Fast Casual Greek
Little Greek Restaurant dishes true-blue specialties fast in Dallas proper
Mediterranean restaurants, we have. But Greek restaurants, not as much. Little Greek Restaurant to the rescue. This small chain from Florida will open two branches in North Texas, including one in Dallas, at the southwest corner of Walnut Hill and 75.
A branch will also open in Coppell, joining Little Greek's two other suburban branches in Richardson and Carrollton.
The Dallas location, which is slated to open in May, is going into a former bicycle shop, where it will be neighbors with Tupinamba, the Tex-Mex institution that just closed its Inwood location on January 31; Tupinamba intends to reopen at this new location in mid-February.
Little Greek was brought to Dallas by Jan and Barry Rosen, who discovered it on visits to Tampa.
"I loved the salad dressing. I had them ship it to me by the case," Jan says. "All my friends would buy it from me. I guess you could compare it to a creamy Italian. It has a lot of seasonings, and there's a little sweetness."
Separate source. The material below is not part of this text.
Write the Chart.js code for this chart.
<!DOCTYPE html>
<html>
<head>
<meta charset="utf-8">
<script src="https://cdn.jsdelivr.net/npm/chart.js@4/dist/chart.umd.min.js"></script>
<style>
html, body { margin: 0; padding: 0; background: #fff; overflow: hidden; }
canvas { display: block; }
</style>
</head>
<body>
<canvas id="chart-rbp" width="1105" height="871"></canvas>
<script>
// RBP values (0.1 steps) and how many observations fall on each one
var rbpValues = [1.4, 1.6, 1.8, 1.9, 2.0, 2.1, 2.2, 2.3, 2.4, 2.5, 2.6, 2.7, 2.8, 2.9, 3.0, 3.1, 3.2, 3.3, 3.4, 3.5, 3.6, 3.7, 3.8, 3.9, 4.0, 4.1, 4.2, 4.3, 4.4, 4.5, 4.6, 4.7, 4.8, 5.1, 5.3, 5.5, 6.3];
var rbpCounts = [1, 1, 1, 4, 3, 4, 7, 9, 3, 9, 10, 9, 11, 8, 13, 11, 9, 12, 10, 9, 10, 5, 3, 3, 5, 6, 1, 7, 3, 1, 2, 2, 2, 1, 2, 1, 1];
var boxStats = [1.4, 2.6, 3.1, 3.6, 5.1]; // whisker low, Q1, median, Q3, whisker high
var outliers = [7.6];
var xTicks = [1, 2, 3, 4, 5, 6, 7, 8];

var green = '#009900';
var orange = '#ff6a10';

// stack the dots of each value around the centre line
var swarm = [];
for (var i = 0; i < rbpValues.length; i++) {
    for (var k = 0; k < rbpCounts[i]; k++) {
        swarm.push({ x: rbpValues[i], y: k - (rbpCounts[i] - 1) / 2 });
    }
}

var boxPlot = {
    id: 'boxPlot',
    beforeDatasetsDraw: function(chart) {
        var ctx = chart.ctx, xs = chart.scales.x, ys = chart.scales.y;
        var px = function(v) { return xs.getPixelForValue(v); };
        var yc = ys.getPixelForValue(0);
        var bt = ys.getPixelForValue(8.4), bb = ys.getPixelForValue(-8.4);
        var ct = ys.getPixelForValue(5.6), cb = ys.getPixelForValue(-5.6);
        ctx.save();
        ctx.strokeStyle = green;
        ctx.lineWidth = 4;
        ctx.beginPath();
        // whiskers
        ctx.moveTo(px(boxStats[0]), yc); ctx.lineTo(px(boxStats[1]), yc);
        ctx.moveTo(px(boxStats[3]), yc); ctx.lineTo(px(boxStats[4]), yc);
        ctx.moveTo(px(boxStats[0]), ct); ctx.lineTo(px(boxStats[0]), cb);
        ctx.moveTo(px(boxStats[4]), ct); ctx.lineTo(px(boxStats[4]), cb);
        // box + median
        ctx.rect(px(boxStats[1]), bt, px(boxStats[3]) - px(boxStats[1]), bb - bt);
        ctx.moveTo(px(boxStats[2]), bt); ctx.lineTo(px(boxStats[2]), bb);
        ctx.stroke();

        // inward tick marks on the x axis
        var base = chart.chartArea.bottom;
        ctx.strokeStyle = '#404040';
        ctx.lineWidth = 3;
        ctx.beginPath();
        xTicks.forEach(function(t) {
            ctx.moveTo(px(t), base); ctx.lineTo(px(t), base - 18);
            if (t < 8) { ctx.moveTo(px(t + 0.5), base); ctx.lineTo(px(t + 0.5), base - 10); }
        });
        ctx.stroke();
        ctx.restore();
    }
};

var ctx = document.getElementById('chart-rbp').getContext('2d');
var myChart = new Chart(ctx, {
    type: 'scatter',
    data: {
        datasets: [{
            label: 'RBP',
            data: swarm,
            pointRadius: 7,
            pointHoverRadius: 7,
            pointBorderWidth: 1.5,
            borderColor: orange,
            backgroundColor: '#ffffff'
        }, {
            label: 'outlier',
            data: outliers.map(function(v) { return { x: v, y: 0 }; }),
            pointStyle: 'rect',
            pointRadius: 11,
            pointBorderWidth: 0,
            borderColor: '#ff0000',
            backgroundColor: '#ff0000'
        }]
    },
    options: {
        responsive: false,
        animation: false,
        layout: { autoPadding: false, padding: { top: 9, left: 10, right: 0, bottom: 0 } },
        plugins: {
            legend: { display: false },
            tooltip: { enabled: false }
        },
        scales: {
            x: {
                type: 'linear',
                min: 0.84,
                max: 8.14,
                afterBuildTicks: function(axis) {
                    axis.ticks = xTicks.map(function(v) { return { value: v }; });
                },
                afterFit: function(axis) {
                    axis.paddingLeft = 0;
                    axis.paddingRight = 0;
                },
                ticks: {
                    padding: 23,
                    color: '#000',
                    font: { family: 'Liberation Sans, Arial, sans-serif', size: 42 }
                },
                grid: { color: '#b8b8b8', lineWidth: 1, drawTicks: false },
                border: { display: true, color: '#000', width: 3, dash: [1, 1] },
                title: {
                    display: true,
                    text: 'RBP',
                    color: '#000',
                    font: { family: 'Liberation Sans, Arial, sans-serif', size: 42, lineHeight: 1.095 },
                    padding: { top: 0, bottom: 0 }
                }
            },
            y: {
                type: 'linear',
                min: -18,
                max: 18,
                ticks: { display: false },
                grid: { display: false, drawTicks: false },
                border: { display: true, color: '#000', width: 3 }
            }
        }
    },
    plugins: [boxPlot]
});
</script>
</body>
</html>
But you can't pin a restaurant's fortunes on salad dressing alone. "The reason I thought it would work is because we have Greek restaurants, but none that are fast casual," she says. "We cook to order in front of you. And we get our gyro meat and pita bread from Chicago."
They do quite a bit of catering for organizations like the Dallas Cowboys and hospitals, which Jan enjoys, because her mother was a caterer too. The location's proximity to Medical City Hospital was a deciding factor.
"We weren't even going to do another location, but when this property became available, it made sense," she says.
The menu includes familiar Mediterranean staples — hummus, of course, and baklava, and skewers of herbed chicken and beef served over rice — but also items unique to Greek cuisine such as moussaka and pastitsio.
"We want to differentiate ourselves from the Mediterranean places," she says. "Our Greek salad is unique because it's topped with a scoop of potato salad and a red beet," Jan says. "That's a Florida thing, but transformed into Dallas too."